Last February a number of unheard Beethoven pieces were performed by the Orchestra Sinfonica del Lario, conducted by the inspirational Pierangelo Gelmini. It took place on 23 February, 2013, in Como, Italy, at Cantù – Teatro Comunale San Teodoro.
Among the highlights:
The “Jena” Symphony, attributed to Beethoven and catalogued as WoO Anhang 1, but actually by Friedrich Witt
Violin Concerto in C, WoO 5 (only the first part of the first movement survives)
Macbeth Overture, Biamonti 454, in the realization by our own Willem
Symphony nr. 10, Biamonti 838
[Incidentally, the sketches for the 10th, and a realization of the Scherzo can be found here and one entire symphony based on Beethoven’s sketches by Adrian Gagiu is found here and another one by Hideaki Shichida can be found here.]
Maestro Gelmini astutely observes that
The (Macbeth) overture, […] , is directly connected with the fantasy world of Shakespeare, in which human events and the power of the unconscious nourish a world of expression that Beethoven knew to transform in a way no other composer could.”

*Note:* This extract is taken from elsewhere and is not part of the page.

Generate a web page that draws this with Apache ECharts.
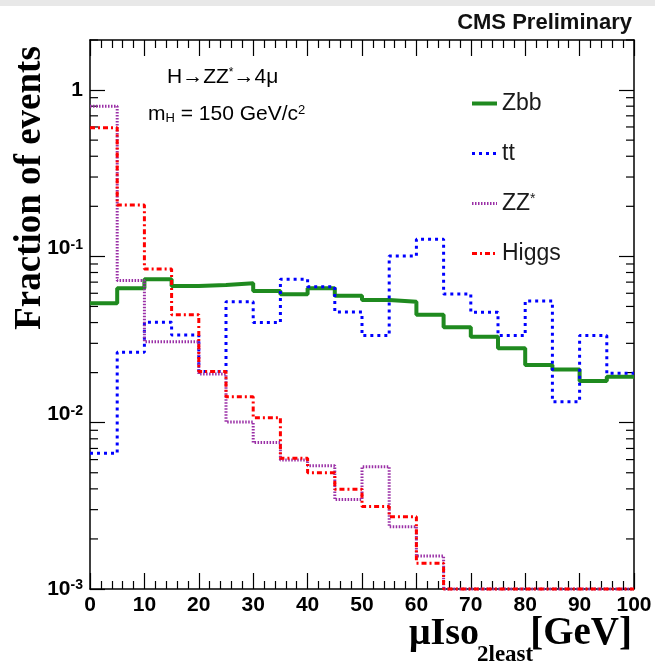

Our Italian correspondent, Armando Orlandi, who was present at the concert, reports the following :
In the Macbeth Overture, the Orchestra of Lario and its director, Pierangelo Gelmini, show how much potential they have. Every detail is lively, and the sound has a dolorous quality. It was a very good choice to start playing piano, maybe even pianissimo. The music seems to arise from the night. The reader who listens to the annexed musical file, will understand how much work has been invested in our musical score. Excellent quality of the horns, and also of the flute soloist, who in the overture renders a rather difficult passage very well. Maybe, in the forte sections, the brass instruments had a tendency to drown somewhat the strings, but given the small dimensions of the theater (which is however very well restored and should be considered as a jewel) this detail is really insignificant.
Used as we were to listen to the Tenth Symphony (Biamonti 838) with an eye on the score prepared by Barry Cooper, we were surprised to find ourselves in a world completely different from what we expected. We have noted that this version of the Tenth Symphony, from the hand of Hideaki Shichida , is totally different from the former realizations, included those most recently recorded on disk (among which that of 2011 by Pardubice deserves special mention).
Insofar as the performance is concerned, the orchestra was not completely at ease with this piece, especially with the initial Andante, albeit it did somewhat better with the Allegro. I am not blaming this on the very competent musicians, but consider it a consequence of a musical score that is conceptually rather different from the former reconstructions and one that presents serious difficulties.”